Speaker will make case to preserve TABOR

Speaker will make case to preserve TABOR


The Mesa County Republican Party is inviting the public to come to a free presentation on the Taxpayer’s Bill of Rights, delivered by conservative think-tank leader Jon Caldara on March 27.

Caldara, the president of the Denver-based Independence Institute, is a proponent of limited government and plans to speak in favor of keeping TABOR intact, despite talk from both sides of the political aisle recently about tweaking the formula that limits government spending and requires taxpayer consent to use funds in excess of spending limits.
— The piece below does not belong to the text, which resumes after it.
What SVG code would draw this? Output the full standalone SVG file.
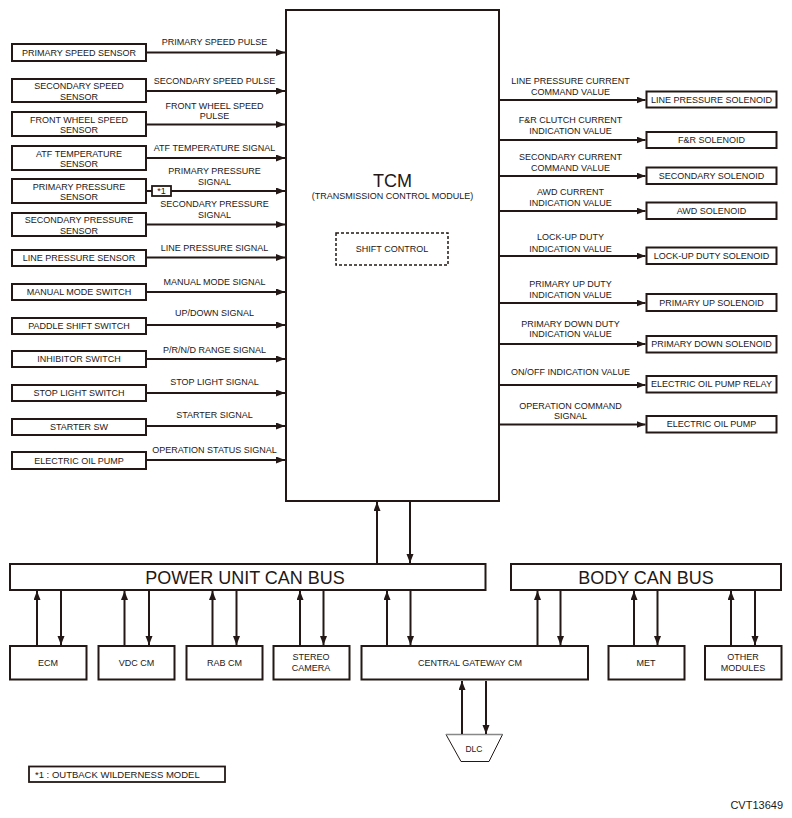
<svg xmlns="http://www.w3.org/2000/svg" width="792" height="818" viewBox="0 0 792 818">
<style>
text{font-family:"Liberation Sans",Arial,sans-serif;fill:#231815}
.s{font-size:9px}
.m{text-anchor:middle}
.big{font-size:18px}
.box{fill:#fff;stroke:#231815;stroke-width:2}
.ln{stroke:#231815;stroke-width:2;fill:none}
</style>
<defs>
<marker id="ah" markerUnits="userSpaceOnUse" markerWidth="10" markerHeight="8" refX="9" refY="3.5" orient="auto">
<path d="M0,0 L9,3.5 L0,7 z" fill="#231815"/>
</marker>
</defs>
<rect width="792" height="818" fill="#fff"/>

<g id="tcm">
<rect class="box" x="286" y="10" width="213" height="491"/>
<text class="big m" x="392.5" y="187">TCM</text>
<text class="s m" x="392.5" y="199">(TRANSMISSION CONTROL MODULE)</text>
<rect x="336" y="233" width="112" height="32" fill="none" stroke="#231815" stroke-width="1.5" stroke-dasharray="3,2"/>
<text class="s m" x="392" y="252">SHIFT CONTROL</text>
</g>

<!-- left inputs -->
<g id="n-primary-speed-sensor"><rect class="box" x="12" y="44" width="134" height="17"/><text class="s m" x="79" y="55.7">PRIMARY SPEED SENSOR</text></g>
<g id="n-secondary-speed-sensor"><rect class="box" x="12" y="79" width="134" height="23"/><text class="s m" x="79" y="89">SECONDARY SPEED</text><text class="s m" x="79" y="99.6">SENSOR</text></g>
<g id="n-front-wheel-speed-sensor"><rect class="box" x="12" y="112" width="134" height="24"/><text class="s m" x="79" y="122.5">FRONT WHEEL SPEED</text><text class="s m" x="79" y="133.1">SENSOR</text></g>
<g id="n-atf-temperature-sensor"><rect class="box" x="12" y="146" width="134" height="24"/><text class="s m" x="79" y="156.5">ATF TEMPERATURE</text><text class="s m" x="79" y="167.1">SENSOR</text></g>
<g id="n-primary-pressure-sensor"><rect class="box" x="12" y="179" width="134" height="24"/><text class="s m" x="79" y="189.5">PRIMARY PRESSURE</text><text class="s m" x="79" y="200.1">SENSOR</text></g>
<g id="n-secondary-pressure-sensor"><rect class="box" x="12" y="213" width="134" height="23"/><text class="s m" x="79" y="223">SECONDARY PRESSURE</text><text class="s m" x="79" y="233.6">SENSOR</text></g>
<g id="n-line-pressure-sensor"><rect class="box" x="12" y="250" width="134" height="16"/><text class="s m" x="79" y="261.2">LINE PRESSURE SENSOR</text></g>
<g id="n-manual-mode-switch"><rect class="box" x="12" y="284" width="134" height="16"/><text class="s m" x="79" y="295.2">MANUAL MODE SWITCH</text></g>
<g id="n-paddle-shift-switch"><rect class="box" x="12" y="318" width="134" height="16"/><text class="s m" x="79" y="329.2">PADDLE SHIFT SWITCH</text></g>
<g id="n-inhibitor-switch"><rect class="box" x="12" y="351" width="134" height="16"/><text class="s m" x="79" y="362.2">INHIBITOR SWITCH</text></g>
<g id="n-stop-light-switch"><rect class="box" x="12" y="385" width="134" height="16"/><text class="s m" x="79" y="396.2">STOP LIGHT SWITCH</text></g>
<g id="n-starter-sw"><rect class="box" x="12" y="419" width="134" height="16"/><text class="s m" x="79" y="430.2">STARTER SW</text></g>
<g id="n-electric-oil-pump-in"><rect class="box" x="12" y="452" width="134" height="17"/><text class="s m" x="79" y="463.7">ELECTRIC OIL PUMP</text></g>
<g id="n-note-mark"><rect x="152" y="186" width="19" height="10" fill="#fff" stroke="#231815" stroke-width="1.8"/><text class="m" x="161.5" y="194.3" style="font-size:9px">*1</text></g>

<!-- right outputs -->
<g id="n-line-pressure-solenoid"><rect class="box" x="646.5" y="91.5" width="130" height="16"/><text class="s m" x="711.5" y="102.7">LINE PRESSURE SOLENOID</text></g>
<g id="n-fr-solenoid"><rect class="box" x="646.5" y="132" width="130" height="16"/><text class="s m" x="711.5" y="143.2">F&amp;R SOLENOID</text></g>
<g id="n-secondary-solenoid"><rect class="box" x="646.5" y="167.5" width="130" height="16.5"/><text class="s m" x="711.5" y="179">SECONDARY SOLENOID</text></g>
<g id="n-awd-solenoid"><rect class="box" x="646.5" y="202.5" width="130" height="16.5"/><text class="s m" x="711.5" y="214">AWD SOLENOID</text></g>
<g id="n-lockup-duty-solenoid"><rect class="box" x="646.5" y="247.5" width="130" height="16.5"/><text class="s m" x="711.5" y="259">LOCK-UP DUTY SOLENOID</text></g>
<g id="n-primary-up-solenoid"><rect class="box" x="646.5" y="294" width="130" height="17"/><text class="s m" x="711.5" y="306">PRIMARY UP SOLENOID</text></g>
<g id="n-primary-down-solenoid"><rect class="box" x="646.5" y="336" width="130" height="16.5"/><text class="s m" x="711.5" y="347.4">PRIMARY DOWN SOLENOID</text></g>
<g id="n-electric-oil-pump-relay"><rect class="box" x="646.5" y="376" width="130" height="16.5"/><text class="s m" x="711.5" y="387.4">ELECTRIC OIL PUMP RELAY</text></g>
<g id="n-electric-oil-pump-out"><rect class="box" x="646.5" y="416" width="130" height="16.5"/><text class="s m" x="711.5" y="427.4">ELECTRIC OIL PUMP</text></g>

<!-- buses and modules -->
<g id="n-power-unit-can-bus"><rect class="box" x="10" y="564" width="475.5" height="26"/><text class="big m" x="245" y="583.5">POWER UNIT CAN BUS</text></g>
<g id="n-body-can-bus"><rect class="box" x="511" y="564" width="270" height="26"/><text class="big m" x="646" y="583.5">BODY CAN BUS</text></g>
<g id="n-ecm"><rect class="box" x="10" y="646" width="76.5" height="33.5"/><text class="s m" x="48" y="666">ECM</text></g>
<g id="n-vdc-cm"><rect class="box" x="98.5" y="646" width="76" height="33.5"/><text class="s m" x="136.5" y="666">VDC CM</text></g>
<g id="n-rab-cm"><rect class="box" x="186.5" y="646" width="76" height="33.5"/><text class="s m" x="224.5" y="666">RAB CM</text></g>
<g id="n-stereo-camera"><rect class="box" x="273.5" y="646" width="76" height="33.5"/><text class="s m" x="311" y="660">STEREO</text><text class="s m" x="311" y="671">CAMERA</text></g>
<g id="n-central-gateway-cm"><rect class="box" x="361.5" y="646" width="226.5" height="33.5"/><text class="s m" x="470" y="666">CENTRAL GATEWAY CM</text></g>
<g id="n-met"><rect class="box" x="608.5" y="646" width="76" height="33.5"/><text class="s m" x="646" y="666">MET</text></g>
<g id="n-other-modules"><rect class="box" x="705" y="646" width="76.5" height="33.5"/><text class="s m" x="743" y="660">OTHER</text><text class="s m" x="743" y="671">MODULES</text></g>
<g id="n-dlc"><polygon points="446,734.5 502.5,734.5 489,761.5 461,761.5" fill="#fff" stroke="#231815" stroke-width="1"/><line x1="446" y1="734.5" x2="502.5" y2="734.5" stroke="#888" stroke-width="1.5"/><text class="m" x="474" y="752" style="font-size:8.5px">DLC</text></g>

<g id="connectors">
<!-- left -->
<line class="ln" x1="147" y1="52.5" x2="285" y2="52.5" marker-end="url(#ah)"/>
<line class="ln" x1="147" y1="91" x2="285" y2="91" marker-end="url(#ah)"/>
<line class="ln" x1="147" y1="124.5" x2="285" y2="124.5" marker-end="url(#ah)"/>
<line class="ln" x1="147" y1="158" x2="285" y2="158" marker-end="url(#ah)"/>
<line class="ln" x1="147" y1="191" x2="152" y2="191"/>
<line class="ln" x1="171" y1="191" x2="285" y2="191" marker-end="url(#ah)"/>
<line class="ln" x1="147" y1="224.5" x2="285" y2="224.5" marker-end="url(#ah)"/>
<line class="ln" x1="147" y1="257.5" x2="285" y2="257.5" marker-end="url(#ah)"/>
<line class="ln" x1="147" y1="292" x2="285" y2="292" marker-end="url(#ah)"/>
<line class="ln" x1="147" y1="325" x2="285" y2="325" marker-end="url(#ah)"/>
<line class="ln" x1="147" y1="359" x2="285" y2="359" marker-end="url(#ah)"/>
<line class="ln" x1="147" y1="393" x2="285" y2="393" marker-end="url(#ah)"/>
<line class="ln" x1="147" y1="426" x2="285" y2="426" marker-end="url(#ah)"/>
<line class="ln" x1="147" y1="460" x2="285" y2="460" marker-end="url(#ah)"/>
<!-- right -->
<line class="ln" x1="500" y1="100" x2="645.5" y2="100" marker-end="url(#ah)"/>
<line class="ln" x1="500" y1="140" x2="645.5" y2="140" marker-end="url(#ah)"/>
<line class="ln" x1="500" y1="176" x2="645.5" y2="176" marker-end="url(#ah)"/>
<line class="ln" x1="500" y1="211" x2="645.5" y2="211" marker-end="url(#ah)"/>
<line class="ln" x1="500" y1="256" x2="645.5" y2="256" marker-end="url(#ah)"/>
<line class="ln" x1="500" y1="303" x2="645.5" y2="303" marker-end="url(#ah)"/>
<line class="ln" x1="500" y1="344" x2="645.5" y2="344" marker-end="url(#ah)"/>
<line class="ln" x1="500" y1="385" x2="645.5" y2="385" marker-end="url(#ah)"/>
<line class="ln" x1="500" y1="424.5" x2="645.5" y2="424.5" marker-end="url(#ah)"/>
<!-- TCM to bus -->
<line class="ln" x1="377" y1="563" x2="377" y2="502" marker-end="url(#ah)"/>
<line class="ln" x1="410" y1="502" x2="410" y2="563" marker-end="url(#ah)"/>
<!-- modules to buses -->
<line class="ln" x1="37" y1="645" x2="37" y2="591" marker-end="url(#ah)"/>
<line class="ln" x1="61" y1="591" x2="61" y2="645" marker-end="url(#ah)"/>
<line class="ln" x1="124.5" y1="645" x2="124.5" y2="591" marker-end="url(#ah)"/>
<line class="ln" x1="149" y1="591" x2="149" y2="645" marker-end="url(#ah)"/>
<line class="ln" x1="212.5" y1="645" x2="212.5" y2="591" marker-end="url(#ah)"/>
<line class="ln" x1="236.5" y1="591" x2="236.5" y2="645" marker-end="url(#ah)"/>
<line class="ln" x1="300" y1="645" x2="300" y2="591" marker-end="url(#ah)"/>
<line class="ln" x1="323.5" y1="591" x2="323.5" y2="645" marker-end="url(#ah)"/>
<line class="ln" x1="387" y1="645" x2="387" y2="591" marker-end="url(#ah)"/>
<line class="ln" x1="410.5" y1="591" x2="410.5" y2="645" marker-end="url(#ah)"/>
<line class="ln" x1="537.5" y1="645" x2="537.5" y2="591" marker-end="url(#ah)"/>
<line class="ln" x1="560.5" y1="591" x2="560.5" y2="645" marker-end="url(#ah)"/>
<line class="ln" x1="634" y1="645" x2="634" y2="591" marker-end="url(#ah)"/>
<line class="ln" x1="657.5" y1="591" x2="657.5" y2="645" marker-end="url(#ah)"/>
<line class="ln" x1="731" y1="645" x2="731" y2="591" marker-end="url(#ah)"/>
<line class="ln" x1="755" y1="591" x2="755" y2="645" marker-end="url(#ah)"/>
<!-- DLC -->
<line class="ln" x1="462" y1="734" x2="462" y2="681" marker-end="url(#ah)"/>
<line class="ln" x1="486" y1="681" x2="486" y2="734" marker-end="url(#ah)"/>
</g>

<g id="connector-labels">
<text class="s m" x="214.5" y="45">PRIMARY SPEED PULSE</text>
<text class="s m" x="214.5" y="83.5">SECONDARY SPEED PULSE</text>
<text class="s m" x="214.5" y="108.5">FRONT WHEEL SPEED</text>
<text class="s m" x="214.5" y="119">PULSE</text>
<text class="s m" x="214.5" y="150.7">ATF TEMPERATURE SIGNAL</text>
<text class="s m" x="214.5" y="174">PRIMARY PRESSURE</text>
<text class="s m" x="214.5" y="185">SIGNAL</text>
<text class="s m" x="214.5" y="207.3">SECONDARY PRESSURE</text>
<text class="s m" x="214.5" y="218.3">SIGNAL</text>
<text class="s m" x="214.5" y="250.7">LINE PRESSURE SIGNAL</text>
<text class="s m" x="214.5" y="285">MANUAL MODE SIGNAL</text>
<text class="s m" x="214.5" y="316">UP/DOWN SIGNAL</text>
<text class="s m" x="214.5" y="352.7">P/R/N/D RANGE SIGNAL</text>
<text class="s m" x="214.5" y="385">STOP LIGHT SIGNAL</text>
<text class="s m" x="214.5" y="418.3">STARTER SIGNAL</text>
<text class="s m" x="214.5" y="453.3">OPERATION STATUS SIGNAL</text>

<text class="s m" x="570.5" y="84">LINE PRESSURE CURRENT</text>
<text class="s m" x="570.5" y="95">COMMAND VALUE</text>
<text class="s m" x="570.5" y="123.3">F&amp;R CLUTCH CURRENT</text>
<text class="s m" x="570.5" y="134">INDICATION VALUE</text>
<text class="s m" x="570.5" y="160">SECONDARY CURRENT</text>
<text class="s m" x="570.5" y="171">COMMAND VALUE</text>
<text class="s m" x="570.5" y="195">AWD CURRENT</text>
<text class="s m" x="570.5" y="205.7">INDICATION VALUE</text>
<text class="s m" x="570.5" y="240">LOCK-UP DUTY</text>
<text class="s m" x="570.5" y="251.7">INDICATION VALUE</text>
<text class="s m" x="570.5" y="287.3">PRIMARY UP DUTY</text>
<text class="s m" x="570.5" y="298.3">INDICATION VALUE</text>
<text class="s m" x="570.5" y="326.7">PRIMARY DOWN DUTY</text>
<text class="s m" x="570.5" y="337.3">INDICATION VALUE</text>
<text class="s m" x="570.5" y="375">ON/OFF INDICATION VALUE</text>
<text class="s m" x="570.5" y="409">OPERATION COMMAND</text>
<text class="s m" x="570.5" y="419">SIGNAL</text>
</g>

<g id="footnote">
<rect x="29" y="766.5" width="196" height="15.5" fill="#fff" stroke="#231815" stroke-width="1.8"/>
<text x="35" y="777.8" style="font-size:9.5px">*1 : OUTBACK WILDERNESS MODEL</text>
</g>
<text x="783" y="809" style="font-size:11px;text-anchor:end">CVT13649</text>
</svg>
TABOR was voted into the Colorado Constitution 26 years ago, and the original intent of the law was to limit government growth and require taxpayers to approve tax-rate increases.

Critics have said the ratcheting effect TABOR has on spending has prevented governments from recovering from leaner times, especially in local governments that depend on property taxes for funding when those property valuations decrease.

Caldara has defended TABOR in the past, stating it prevents further problems during recession and helps keep governments from experiencing vast budget shortfalls. He also used an analogy comparing TABOR to obtaining consent for sexual contact in a column last year for the Denver Post, titled, “Why date rapists hate TABOR.”

Bringing Caldara to speak in Grand Junction on TABOR is timely, said Marjorie Haun, who handles publicity for the Mesa County Republican Party. Haun said she noticed some confusion about TABOR during the 2017 election, in which the Mesa County Sheriff’s Office and the Mesa County District Attorney’s Office asked voters to raise sales taxes to support their budgets in the “Back the Badge” campaign.

“Some people did think it was a violation of TABOR,” she said. “There was some misunderstanding … It was actually an example of how TABOR works properly.”

Haun said the party also wants to foster discussion about TABOR since some Republicans have spoken up in favor of tweaking TABOR’s formula, particularly Grand Junction Rep. Dan Thurlow, who co-sponsored a bill last year that would have asked voters to approve changes to TABOR, which failed.

Thurlow and others who supported changing the formula cited concerns about funding transportation, education and health care.

“He’s not alone in the state legislature, unfortunately,” Haun said. “There have been attacks from both sides.”

Haun said she expects Caldara’s presentation to be engaging and there will be time for audience questions at the end.

Doors open at 6 p.m. and the event is scheduled to begin at 7 p.m. in Colorado Mesa University’s Meyer Ballroom.